===== DATA PROVIDED =====

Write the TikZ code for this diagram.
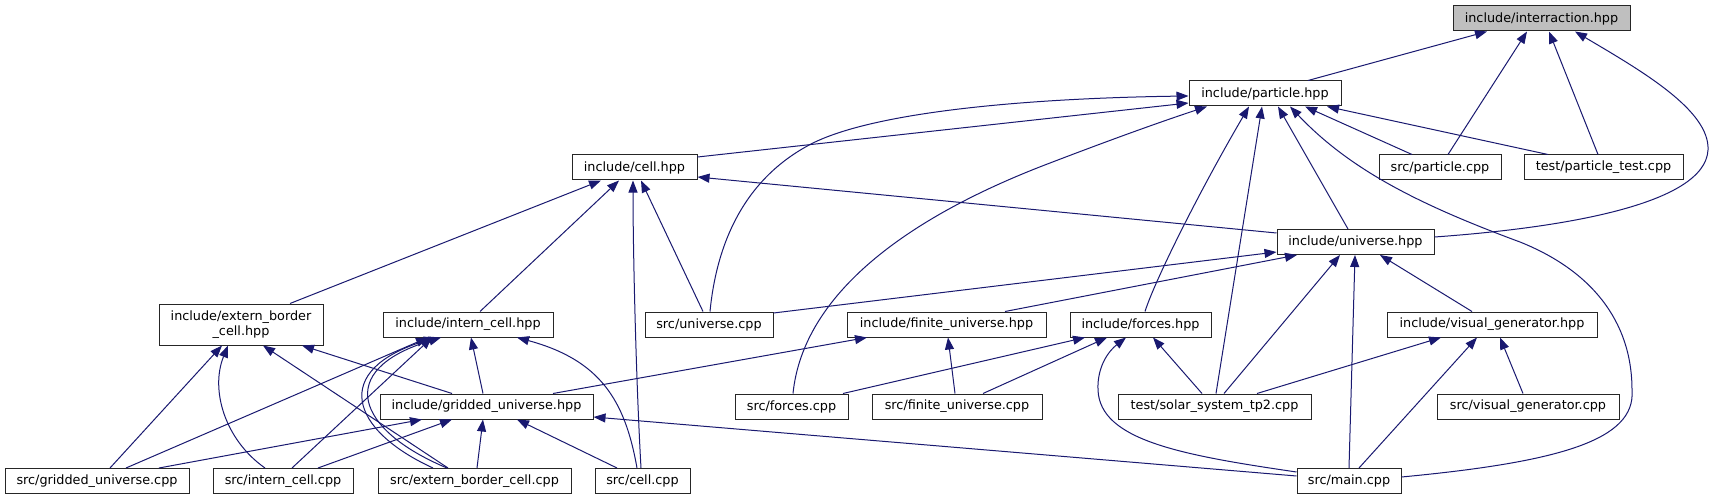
\documentclass[tikz,border=0pt]{standalone}
\usepackage{fontspec}
\setmainfont{DejaVu Sans}
\usetikzlibrary{arrows.meta}
\definecolor{edgeblue}{RGB}{25,25,112}
\definecolor{focusgrey}{RGB}{191,191,191}
\tikzset{
  filebox/.style={draw=black!85, line width=1pt, fill=white, inner sep=0pt,
    minimum height=25pt, font=\fontsize{12.8}{15}\selectfont, text=black},
  edge/.style={draw=edgeblue, line width=1pt,
    -{Triangle[length=12pt,width=9pt,fill=edgeblue]}}
}
\begin{document}
\begin{tikzpicture}[x=1pt,y=-1pt]
\useasboundingbox (0,0) rectangle (1714,500);
\fill[white] (0,0) rectangle (1714,500);

% nodes
\node[filebox, fill=focusgrey, minimum width=177pt] (interaction) at (1541.5,18.5) {include/interraction.hpp};
\node[filebox, minimum width=152pt] (particle) at (1265,93.5) {include/particle.hpp};
\node[filebox, minimum width=125pt] (cell) at (634.5,167.5) {include/cell.hpp};
\node[filebox, minimum width=122pt] (srcparticle) at (1440,167.5) {src/particle.cpp};
\node[filebox, minimum width=159pt] (testparticle) at (1603.5,167.5) {test/particle\_test.cpp};
\node[filebox, minimum width=157pt] (universe) at (1355.5,242) {include/universe.hpp};
\node[filebox, minimum width=164pt, minimum height=41pt, align=center] (extern) at (241,324.5) {include/extern\_border\\\_cell.hpp};
\node[filebox, minimum width=170pt] (intern) at (468,324.5) {include/intern\_cell.hpp};
\node[filebox, minimum width=128pt] (srcuniverse) at (709,324.5) {src/universe.cpp};
\node[filebox, minimum width=199pt] (finite) at (946.5,324.5) {include/finite\_universe.hpp};
\node[filebox, minimum width=141pt] (forces) at (1140.5,324.5) {include/forces.hpp};
\node[filebox, minimum width=210pt] (visual) at (1492,324.5) {include/visual\_generator.hpp};
\node[filebox, minimum width=213pt] (gridded) at (486.5,406.5) {include/gridded\_universe.hpp};
\node[filebox, minimum width=113pt] (srcforces) at (791.5,406.5) {src/forces.cpp};
\node[filebox, minimum width=170pt] (srcfinite) at (957,406.5) {src/finite\_universe.cpp};
\node[filebox, minimum width=193pt] (solar) at (1214.5,406.5) {test/solar\_system\_tp2.cpp};
\node[filebox, minimum width=182pt] (srcvisual) at (1528,406.5) {src/visual\_generator.cpp};
\node[filebox, minimum width=184pt] (srcgridded) at (97,481) {src/gridded\_universe.cpp};
\node[filebox, minimum width=140pt] (srcintern) at (283,481) {src/intern\_cell.cpp};
\node[filebox, minimum width=193pt] (srcextern) at (474.5,481) {src/extern\_border\_cell.cpp};
\node[filebox, minimum width=95pt] (srccell) at (642.5,481) {src/cell.cpp};
\node[filebox, minimum width=104pt] (main) at (1349,481) {src/main.cpp};

% edges to interraction
\draw[edge] (1308,0 |- particle.north) -- (1487,0 |- interaction.south);
\draw[edge] (1448,0 |- srcparticle.north) -- (1527,0 |- interaction.south);
\draw[edge] (1598,0 |- testparticle.north) -- (1549,0 |- interaction.south);
\draw[edge] (universe.east |- 0,237) .. controls (1560,228) and (1705,205) .. (1708,150)
  .. controls (1710,110) and (1640,70) .. (1575,0 |- interaction.south);

% edges to particle
\draw[edge] (cell.east |- 0,157) -- (particle.west |- 0,103);
\draw[edge] (710,0 |- srcuniverse.north) .. controls (716,250) and (740,180) .. (813,143)
  .. controls (880,110) and (1040,98) .. (particle.west |- 0,96);
\draw[edge] (793,0 |- srcforces.north) .. controls (803,295) and (905,218) .. (1050,163)
  .. controls (1110,140) and (1160,122) .. (1207,0 |- particle.south);
\draw[edge] (1145,0 |- forces.north) .. controls (1155,280) and (1200,190) .. (1249,0 |- particle.south);
\draw[edge] (1216,0 |- solar.north) -- (1262,0 |- particle.south);
\draw[edge] (1348,0 |- universe.north) -- (1278,0 |- particle.south);
\draw[edge] (main.east |- 0,477) .. controls (1560,462) and (1636,440) .. (1632,390)
  .. controls (1632,320) and (1590,270) .. (1520,242)
  .. controls (1420,205) and (1350,170) .. (1290,0 |- particle.south);
\draw[edge] (1412,0 |- srcparticle.north) -- (1305,0 |- particle.south);
\draw[edge] (1548,0 |- testparticle.north) -- (1327,0 |- particle.south);

% edges to cell
\draw[edge] (290,0 |- extern.north) -- (601,0 |- cell.south);
\draw[edge] (480,0 |- intern.north) -- (619,0 |- cell.south);
\draw[edge] (641,0 |- srccell.north) .. controls (636,380) and (633,250) .. (633,0 |- cell.south);
\draw[edge] (703,0 |- srcuniverse.north) -- (641,0 |- cell.south);
\draw[edge] (universe.west |- 0,233) -- (cell.east |- 0,177);

% edges to universe
\draw[edge] (srcuniverse.east |- 0,313) -- (universe.west |- 0,252);
\draw[edge] (1005,0 |- finite.north) -- (1297,0 |- universe.south);
\draw[edge] (1224,0 |- solar.north) -- (1340,0 |- universe.south);
\draw[edge] (1349,0 |- main.north) -- (1355,0 |- universe.south);
\draw[edge] (1472,0 |- visual.north) -- (1380,0 |- universe.south);

% edges to extern_border_cell.hpp
\draw[edge] (110,0 |- srcgridded.north) -- (222,0 |- extern.south);
\draw[edge] (265,0 |- srcintern.north) .. controls (225,440) and (210,390) .. (228,0 |- extern.south);
\draw[edge] (448,0 |- srcextern.north) -- (263,0 |- extern.south);
\draw[edge] (452,0 |- gridded.north) -- (302,0 |- extern.south);

% edges to intern_cell.hpp
\draw[edge] (126,0 |- srcgridded.north) -- (428,0 |- intern.south);
\draw[edge] (292,0 |- srcintern.north) -- (432,0 |- intern.south);
\draw[edge] (433,0 |- srcextern.north) .. controls (350,430) and (330,370) .. (436,0 |- intern.south);
\draw[edge] (447,0 |- srcextern.north) .. controls (356,430) and (334,370) .. (441,0 |- intern.south);
\draw[edge] (483,0 |- gridded.north) -- (471,0 |- intern.south);
\draw[edge] (637,0 |- srccell.north) .. controls (625,400) and (600,360) .. (517,0 |- intern.south);

% edges to gridded_universe.hpp
\draw[edge] (159,0 |- srcgridded.north) -- (422,0 |- gridded.south);
\draw[edge] (318,0 |- srcintern.north) -- (452,0 |- gridded.south);
\draw[edge] (477,0 |- srcextern.north) -- (483,0 |- gridded.south);
\draw[edge] (617,0 |- srccell.north) -- (517,0 |- gridded.south);
\draw[edge] (main.west |- 0,476) -- (gridded.east |- 0,417);

% edges to finite_universe.hpp
\draw[edge] (553,0 |- gridded.north) -- (867,0 |- finite.south);
\draw[edge] (955,0 |- srcfinite.north) -- (948,0 |- finite.south);

% edges to forces.hpp
\draw[edge] (843,0 |- srcforces.north) -- (1085,0 |- forces.south);
\draw[edge] (983,0 |- srcfinite.north) -- (1107,0 |- forces.south);
\draw[edge] (1202,0 |- solar.north) -- (1153,0 |- forces.south);
\draw[edge] (main.west |- 0,472) .. controls (1180,455) and (1100,440) .. (1098,390)
  .. controls (1097,365) and (1110,350) .. (1126,0 |- forces.south);

% edges to visual_generator.hpp
\draw[edge] (1257,0 |- solar.north) -- (1441,0 |- visual.south);
\draw[edge] (1359,0 |- main.north) -- (1477,0 |- visual.south);
\draw[edge] (1523,0 |- srcvisual.north) -- (1500,0 |- visual.south);
\end{tikzpicture}
\end{document}
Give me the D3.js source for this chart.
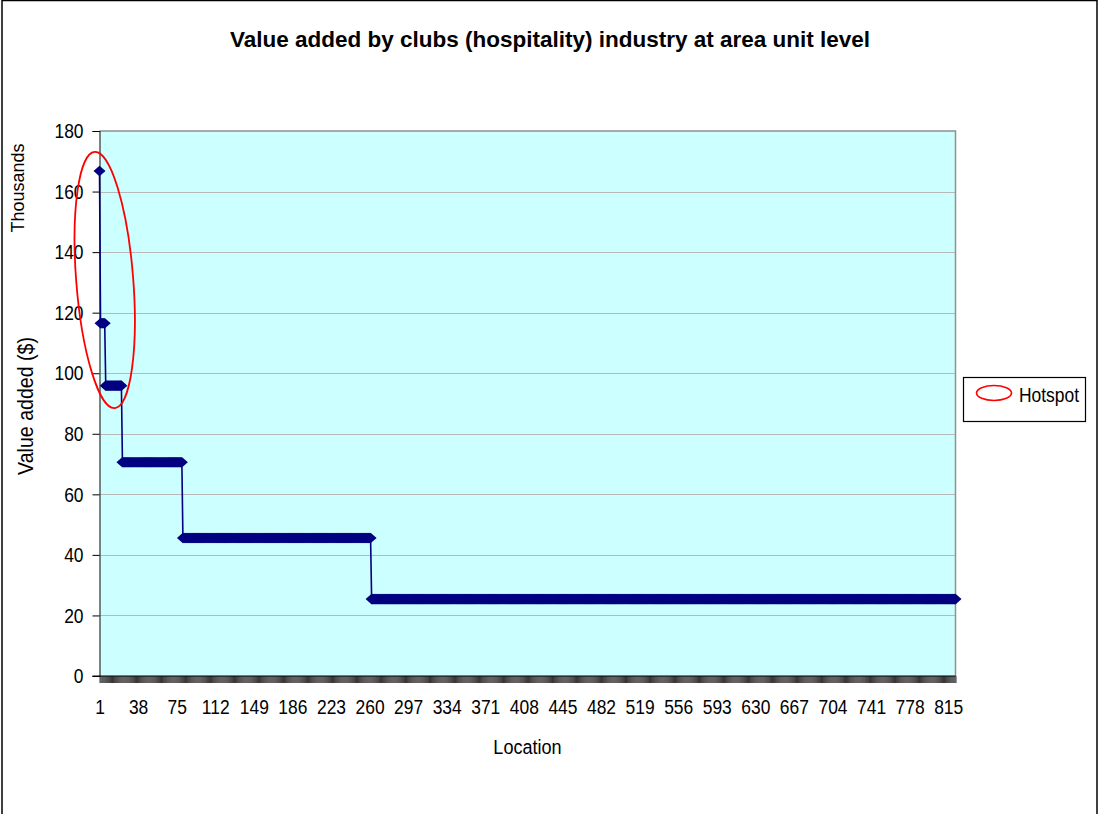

=====

Copy all lines from the listing that contain "this".

▶ [FULL SOLUTION]
Write the TikZ code for this diagram.
Give me the D3.js source for this chart.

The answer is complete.